(Entries from a dataset)
::::::::::
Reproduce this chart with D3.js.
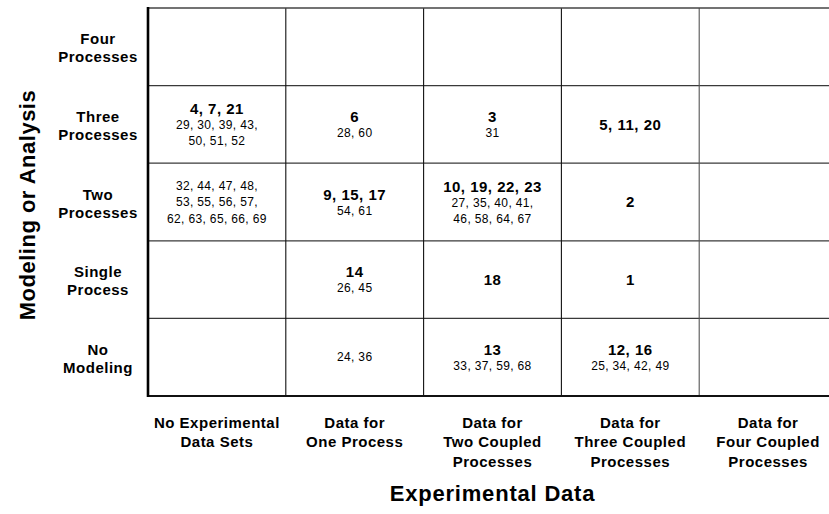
<!DOCTYPE html>
<html>
<head>
<meta charset="utf-8">
<script src="https://cdn.jsdelivr.net/npm/d3@7"></script>
<style>
  html, body { margin: 0; padding: 0; background: #fff; }
  svg { display: block; font-family: "Liberation Sans", Arial, Helvetica, sans-serif; }
</style>
</head>
<body>
<svg id="chart" width="829" height="514"></svg>
<script>
// ---- data ----
const rowLabels = [
  ["Four", "Processes"],
  ["Three", "Processes"],
  ["Two", "Processes"],
  ["Single", "Process"],
  ["No", "Modeling"]
];
const colLabels = [
  ["No Experimental", "Data Sets"],
  ["Data for", "One Process"],
  ["Data for", "Two Coupled", "Processes"],
  ["Data for", "Three Coupled", "Processes"],
  ["Data for", "Four Coupled", "Processes"]
];
const rowIds = ["four", "three", "two", "single", "none"];
const colIds = ["noexp", "one", "two", "three", "four"];
// cells: row id, column id, bold (major) entries, regular (minor) entries, as laid out in lines
const cellRows = ["three", "three", "three", "three", "two", "two", "two", "two", "single", "single", "single", "none", "none", "none"];
const cellCols = ["noexp", "one", "two", "three", "noexp", "one", "two", "three", "one", "two", "three", "one", "two", "three"];
const cellBold = [
  ["4, 7, 21"], ["6"], ["3"], ["5, 11, 20"],
  [], ["9, 15, 17"], ["10, 19, 22, 23"], ["2"],
  ["14"], ["18"], ["1"],
  [], ["13"], ["12, 16"]
];
const cellRegular = [
  ["29, 30, 39, 43,", "50, 51, 52"], ["28, 60"], ["31"], [],
  ["32, 44, 47, 48,", "53, 55, 56, 57,", "62, 63, 65, 66, 69"], ["54, 61"], ["27, 35, 40, 41,", "46, 58, 64, 67"], [],
  ["26, 45"], [], [],
  ["24, 36"], ["33, 37, 59, 68"], ["25, 34, 42, 49"]
];
const xTitle = "Experimental Data";
const yTitle = "Modeling or Analysis";

// ---- layout ----
const svg = d3.select("#chart");
const W = 829;
const gridLeft = 148, gridTop = 8, gridBottom = 396, colW = 137.8;

const x = d3.scaleBand().domain(colIds).range([gridLeft, gridLeft + colW * colIds.length]).padding(0);
const y = d3.scaleBand().domain(rowIds).range([gridTop, gridBottom]).padding(0);

const lines = svg.append("g");
// horizontal interior lines
rowIds.slice(1).forEach(r => {
  lines.append("line")
    .attr("x1", gridLeft).attr("x2", W)
    .attr("y1", y(r)).attr("y2", y(r))
    .attr("stroke", "#3a3a3a").attr("stroke-width", 1.2);
});
// vertical interior lines
colIds.slice(1).forEach((c, i) => {
  lines.append("line")
    .attr("x1", x(c)).attr("x2", x(c))
    .attr("y1", gridTop).attr("y2", gridBottom)
    .attr("stroke", i === 3 ? "#555" : "#111").attr("stroke-width", 1.1);
});
// top line
lines.append("line")
  .attr("x1", gridLeft).attr("x2", W)
  .attr("y1", gridTop).attr("y2", gridTop)
  .attr("stroke", "#444").attr("stroke-width", 1.3);
// bottom thick line
lines.append("line")
  .attr("x1", gridLeft - 1).attr("x2", W)
  .attr("y1", gridBottom).attr("y2", gridBottom)
  .attr("stroke", "#111").attr("stroke-width", 2.2);
// left thick line
lines.append("line")
  .attr("x1", gridLeft).attr("x2", gridLeft)
  .attr("y1", gridTop - 1).attr("y2", gridBottom + 1)
  .attr("stroke", "#000").attr("stroke-width", 2.6);

// ---- row labels ----
const rowG = svg.append("g");
rowIds.forEach((r, i) => {
  const cy = y(r) + y.bandwidth() / 2;
  const ls = rowLabels[i];
  const sp = 18;
  const cap = 11;
  const first = cy + 1 - (sp * (ls.length - 1)) / 2 + cap / 2;
  ls.forEach((t, j) => {
    rowG.append("text")
      .attr("x", 98).attr("y", first + j * sp)
      .attr("text-anchor", "middle")
      .attr("font-size", 15).attr("font-weight", "bold")
      .attr("letter-spacing", 0.5)
      .text(t);
  });
});

// ---- column labels ----
const colG = svg.append("g");
colIds.forEach((c, i) => {
  const cx = x(c) + x.bandwidth() / 2;
  colLabels[i].forEach((t, j) => {
    colG.append("text")
      .attr("x", cx).attr("y", 428 + j * 19.3)
      .attr("text-anchor", "middle")
      .attr("font-size", 15).attr("font-weight", "bold")
      .attr("letter-spacing", 0.5)
      .text(t);
  });
});

// ---- cells ----
const cellG = svg.append("g");
cellRows.forEach((r, k) => {
  const cx = x(cellCols[k]) + x.bandwidth() / 2;
  const cy = y(r) + y.bandwidth() / 2;
  const items = [];
  cellBold[k].forEach(t => items.push({ t, bold: true }));
  cellRegular[k].forEach(t => items.push({ t, bold: false }));
  // relative baselines
  let off = 0;
  items.forEach((it, j) => {
    if (j > 0) off += (items[j - 1].bold ? 15 : 16.5);
    it.off = off;
  });
  const topCap = items[0].bold ? 10.5 : 8.5;
  const blockCenter = (-topCap + off) / 2;
  const base = cy - blockCenter;
  items.forEach(it => {
    cellG.append("text")
      .attr("x", cx).attr("y", base + it.off)
      .attr("text-anchor", "middle")
      .attr("font-size", it.bold ? 15 : 12)
      .attr("font-weight", it.bold ? "bold" : "normal")
      .attr("letter-spacing", it.bold ? 0.5 : 0.35)
      .text(it.t);
  });
});

// ---- titles ----
svg.append("text")
  .attr("x", gridLeft + colW * colIds.length / 2).attr("y", 501)
  .attr("text-anchor", "middle")
  .attr("font-size", 22).attr("font-weight", "bold")
  .attr("letter-spacing", 0.8)
  .text(xTitle);
svg.append("text")
  .attr("transform", "translate(35," + ((gridTop + gridBottom) / 2 + 3) + ") rotate(-90)")
  .attr("text-anchor", "middle")
  .attr("font-size", 22).attr("font-weight", "bold")
  .attr("letter-spacing", 0.5)
  .text(yTitle);
</script>
</body>
</html>
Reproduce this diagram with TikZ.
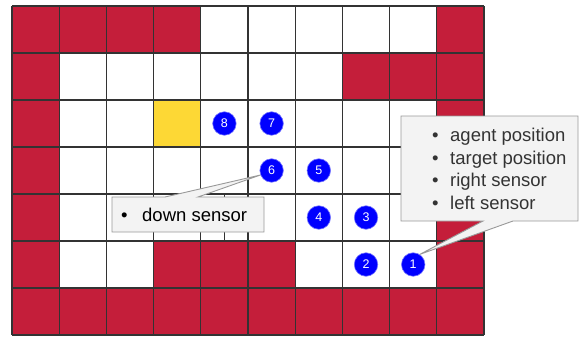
\documentclass[tikz,border=0pt]{standalone}
\usepackage{fontspec}
\setmainfont{Liberation Sans}
\usetikzlibrary{calc}
\definecolor{wallred}{RGB}{196,30,58}
\definecolor{goalyellow}{RGB}{253,216,53}
\definecolor{boxgray}{RGB}{243,243,243}
\begin{document}
\begin{tikzpicture}[x=1pt,y=-1pt,
  sensor/.style={circle,fill=blue,draw=blue!55!white,line width=.6pt,text=white,
    inner sep=0pt,minimum size=23.5pt,font=\fontsize{12.5}{14}\selectfont},
  balloon/.style={fill=boxgray,draw=black!40,line width=.9pt},
  listtext/.style={inner sep=0pt,align=left,font=\fontsize{18.5}{22.7}\selectfont}]
 \useasboundingbox (0,0) rectangle (580,337);
 % the world, in cells
 \begin{scope}[shift={(12,6)},x=47.2pt,y=-47pt]
  \foreach \col/\row in {0/0,1/0,2/0,3/0,9/0,0/1,7/1,8/1,9/1,0/2,9/2,0/3,9/3,0/4,9/4,
    0/5,3/5,4/5,5/5,9/5,0/6,1/6,2/6,3/6,4/6,5/6,6/6,7/6,8/6,9/6}
   \fill[wallred] (\col,\row) rectangle ++(1,1);
  \fill[goalyellow] (3,2) rectangle ++(1,1);
  \foreach \i in {0,...,10} \draw[black!80,line width=1.2pt] (\i,0) -- (\i,7);
  \foreach \j in {0,...,7} \draw[black!80,line width=1.2pt] (0,\j) -- (10,\j);
  \draw[black!80,line width=1.2pt] (4.5,4) -- (4.5,5);
  \node[sensor] (c1) at (8.5,5.5) {1};
  \node[sensor] (c2) at (7.5,5.5) {2};
  \node[sensor] (c3) at (7.5,4.5) {3};
  \node[sensor] (c4) at (6.5,4.5) {4};
  \node[sensor] (c5) at (6.5,3.5) {5};
  \node[sensor] (c6) at (5.5,3.5) {6};
  \node[sensor] (c7) at (5.5,2.5) {7};
  \node[sensor] (c8) at (4.5,2.5) {8};
 \end{scope}
 % callouts
 \coordinate (rNW) at (401,116);
 \coordinate (rSE) at (578,221);
 \draw[balloon] (rNW) -| (rSE) -- ($(rSE)+(-65,0)$) -- (c1.57)
   -- ($(rSE)+(-95,0)$) -- (rNW |- rSE) -- cycle;
 \node[listtext,text=black!80,anchor=west] (rlist) at (432,169)
   {\makebox[18pt][l]{\textbullet}agent position\\
    \makebox[18pt][l]{\textbullet}target position\\
    \makebox[18pt][l]{\textbullet}right sensor\\
    \makebox[18pt][l]{\textbullet}left sensor};
 \coordinate (dNW) at (112,197);
 \coordinate (dSE) at (264,232);
 \draw[balloon] (dNW) -- ($(dNW)+(53,0)$) -- (c6.202) -- ($(dNW)+(86,0)$)
   -| (dSE) -| (dNW) -- cycle;
 \node[listtext,anchor=west] (dlist) at (121,215)
   {\makebox[21pt][l]{\textbullet}down sensor};
\end{tikzpicture}
\end{document}
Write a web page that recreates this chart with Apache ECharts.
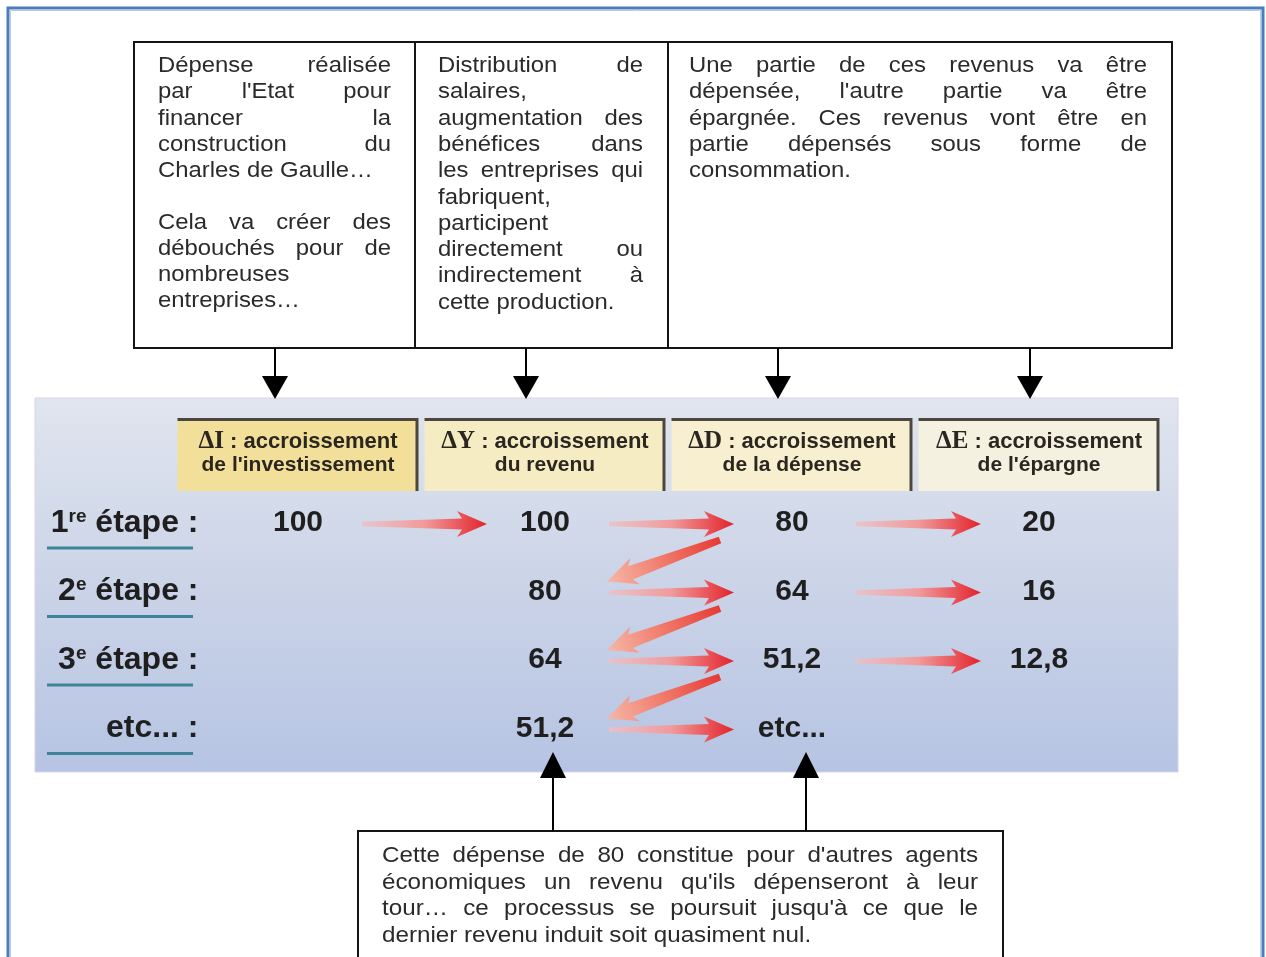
::::::::::
_AIM_
Find every line in the listing that holds the string "Reproduce", then say how many there are as a bare number.

_OUTPUT FOR THIS TASK_
2